ICYMI: First UK Interview with Disco Post-IPO

eDiscovery vendor Disco on 21 July floated on the New York Stock Exchange with the trading symbol ‘LAW’ and with a fairly extraordinary market value of over $2bn. Its plans, now it has floated, include expanding its routes to market (including law firms becoming resellers); scaling up the markets it operates in; and widening the use cases for its software, with it looking very likely to morph into transactional matters.

Disco is a cloud-first, ‘all-in-one’ eDiscovery software solution that runs on Amazon Web Services (AWS). The majority of its team (known internally as ‘Discovians’) are based in Austin, Texas, where most of its product development and R&D takes place. Its current European data centre is in Ireland.

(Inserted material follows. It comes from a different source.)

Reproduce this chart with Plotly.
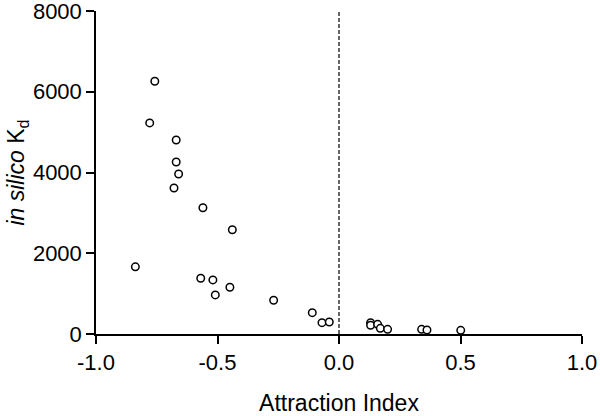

There has been a significant amount of focus in the press on the above expectation price at which Disco listed. While the legal tech sector isn’t necessarily interested in share prices per se, what is interesting is that the price is indicative of recent behind-the-scenes successes. Speaking to Legal IT Insider, Disco’s general manager for EMEA, Stephen Dearing said:

“Without going into specifics, the first two quarters of 2021 have been very successful for Disco globally and that has given investors confidence in our business. The other significant factor is some of the talent acquisitions we’ve made recently – we’ve been hiring an awful lot of people globally.”

One of those hires is Dearing himself, who joined in April from SaaS customer communications management provider Quadient.

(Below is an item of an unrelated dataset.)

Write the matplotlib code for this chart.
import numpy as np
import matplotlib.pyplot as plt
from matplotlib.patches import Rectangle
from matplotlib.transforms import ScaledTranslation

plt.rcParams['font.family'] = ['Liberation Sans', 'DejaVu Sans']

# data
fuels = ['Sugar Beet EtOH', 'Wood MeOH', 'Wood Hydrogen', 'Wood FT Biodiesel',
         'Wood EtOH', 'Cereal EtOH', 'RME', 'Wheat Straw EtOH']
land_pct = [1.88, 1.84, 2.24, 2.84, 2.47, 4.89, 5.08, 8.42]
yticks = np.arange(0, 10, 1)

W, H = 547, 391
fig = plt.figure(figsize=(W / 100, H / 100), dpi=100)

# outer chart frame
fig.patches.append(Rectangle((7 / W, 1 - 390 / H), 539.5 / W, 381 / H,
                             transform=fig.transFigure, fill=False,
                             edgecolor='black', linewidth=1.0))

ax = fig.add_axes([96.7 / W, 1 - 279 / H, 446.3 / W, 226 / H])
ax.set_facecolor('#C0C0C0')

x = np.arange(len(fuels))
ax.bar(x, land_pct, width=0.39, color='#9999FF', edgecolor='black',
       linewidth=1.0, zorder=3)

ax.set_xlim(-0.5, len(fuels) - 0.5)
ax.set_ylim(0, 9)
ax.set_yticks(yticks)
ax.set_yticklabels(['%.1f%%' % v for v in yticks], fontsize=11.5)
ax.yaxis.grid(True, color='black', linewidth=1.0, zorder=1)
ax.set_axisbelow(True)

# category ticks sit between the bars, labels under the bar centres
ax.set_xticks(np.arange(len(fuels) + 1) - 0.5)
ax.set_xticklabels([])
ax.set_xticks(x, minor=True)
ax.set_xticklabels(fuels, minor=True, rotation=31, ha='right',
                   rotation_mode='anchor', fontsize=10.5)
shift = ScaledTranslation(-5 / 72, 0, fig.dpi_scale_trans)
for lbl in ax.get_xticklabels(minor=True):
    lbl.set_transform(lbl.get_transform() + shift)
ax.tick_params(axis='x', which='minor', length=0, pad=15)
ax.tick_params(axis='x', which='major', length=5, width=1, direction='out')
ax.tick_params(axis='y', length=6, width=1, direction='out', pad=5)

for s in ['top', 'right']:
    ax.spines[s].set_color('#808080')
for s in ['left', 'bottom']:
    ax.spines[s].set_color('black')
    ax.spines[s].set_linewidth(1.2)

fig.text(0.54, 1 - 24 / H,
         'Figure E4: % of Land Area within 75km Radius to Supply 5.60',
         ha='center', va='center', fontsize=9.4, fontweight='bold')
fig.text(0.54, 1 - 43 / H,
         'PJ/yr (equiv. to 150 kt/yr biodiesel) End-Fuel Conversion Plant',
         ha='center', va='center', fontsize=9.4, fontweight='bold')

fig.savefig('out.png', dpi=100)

With regard to Disco’s ambitions post-IPO, the S-1 (IPO registration form), is very clear that Disco’s revenue growth depends in part on the success of new strategic relationships with law firms and other legal services providers. That is likely to be through reseller arrangements, in which law firms become competent in Disco’s software and recommend it to their own clients. Such an arrangement would be likely to be around the likes of leveraging Disco’s software in order to process data at the front end of a case and apply its AI to reduce and streamline the amount of material for review.

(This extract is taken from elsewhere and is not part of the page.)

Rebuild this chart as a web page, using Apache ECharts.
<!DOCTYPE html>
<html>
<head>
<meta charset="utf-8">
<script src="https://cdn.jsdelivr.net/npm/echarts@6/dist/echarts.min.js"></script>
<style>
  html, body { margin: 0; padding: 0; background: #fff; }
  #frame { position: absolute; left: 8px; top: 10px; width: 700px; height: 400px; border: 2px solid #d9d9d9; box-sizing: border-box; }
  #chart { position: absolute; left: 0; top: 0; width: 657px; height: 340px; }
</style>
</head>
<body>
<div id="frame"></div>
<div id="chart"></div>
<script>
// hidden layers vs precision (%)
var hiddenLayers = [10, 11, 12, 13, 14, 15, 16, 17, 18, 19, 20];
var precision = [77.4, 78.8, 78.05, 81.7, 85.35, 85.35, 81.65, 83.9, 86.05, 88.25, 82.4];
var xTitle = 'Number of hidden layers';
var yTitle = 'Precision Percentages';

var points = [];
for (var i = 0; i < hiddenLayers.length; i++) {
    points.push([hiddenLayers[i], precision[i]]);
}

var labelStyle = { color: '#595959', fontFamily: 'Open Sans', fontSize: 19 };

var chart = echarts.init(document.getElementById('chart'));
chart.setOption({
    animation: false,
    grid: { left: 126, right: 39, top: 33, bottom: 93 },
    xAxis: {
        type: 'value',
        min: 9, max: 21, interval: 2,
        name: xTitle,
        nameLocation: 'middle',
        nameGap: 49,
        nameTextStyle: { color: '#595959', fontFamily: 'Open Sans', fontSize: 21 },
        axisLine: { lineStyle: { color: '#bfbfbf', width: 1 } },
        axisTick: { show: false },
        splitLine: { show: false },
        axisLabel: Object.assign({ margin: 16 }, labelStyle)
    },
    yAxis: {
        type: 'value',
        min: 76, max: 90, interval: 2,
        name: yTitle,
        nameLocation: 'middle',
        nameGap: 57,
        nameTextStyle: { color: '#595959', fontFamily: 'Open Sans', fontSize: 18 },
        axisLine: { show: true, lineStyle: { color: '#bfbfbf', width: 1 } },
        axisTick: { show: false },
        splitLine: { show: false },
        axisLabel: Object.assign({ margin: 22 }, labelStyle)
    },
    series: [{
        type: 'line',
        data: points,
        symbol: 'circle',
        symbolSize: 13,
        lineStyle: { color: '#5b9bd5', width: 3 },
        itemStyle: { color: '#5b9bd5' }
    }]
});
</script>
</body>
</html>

One of the reasons behind the IPO is to help Disco expand the markets it operates in, and Disco’s founder Kiwi Camara told Reuters on 21 July that with the IPO under its belt, the company plans to invest in and scale up its go-to-market organization in the United States, Europe, Canada and eventually elsewhere.

Dearing said: “Speaking more locally around EMEA, ultimately we are trying to build a degree of confidence in the market in the UK. Legal technology has become more trendy, but from a brand awareness point of view, Disco is still trying to tap into the market, and law firms tend to be risk averse when investing in new technology. For us the IPO has established a degree of credibility and confidence that we are taking the time to list and grow our business. So hopefully that puts some our customers mind at rest – they see us as a larger operation.”

Disco will also be looking to expand its product suite and go to market strategy, Dearing says: “The eDiscovery platform is stage one, and we will look to automate other processes.” We can almost certainly see Disco look to apply its software to due diligence for M&A, and the platform could lend itself to conducting M&A virtually.

The IPO follows a significant amount of investment in Disco – it raised $60m in October 2020, bringing the total figure to $161m. It has a notoriously expensive product development cycle and there are some in the market that question why it needs to IPO so soon. While Dearing won’t be drawn on numbers, as a more general observation he says:

“The functionality and product development goes through legal review and anything that gets developed is going to benefit lawyers. Yes, that probably adds costs to the outset, but our unique differentiator is that we are designed by lawyers for lawyers and it’s worth it because you get far greater benefit for the people using the tool. It’s worth investing to make it a more robust tool and more beneficial to the people using it.”

The statistics certainly suggest that Disco’s one platform strategy is working. It generated revenue of $48.6m in 2019 and $68.4m in 2020, representing year-on-year growth of 41%. As of March 2021, it held more than 10 billion files and 2.5 petabytes of data.

Perhaps most interestingly, Disco estimates its market opportunity to be an eye watering $42bn globally. Dearing says: “Everyone is creating data in so many different formats and the volume that needs to be sifted through is only ever going to increase.”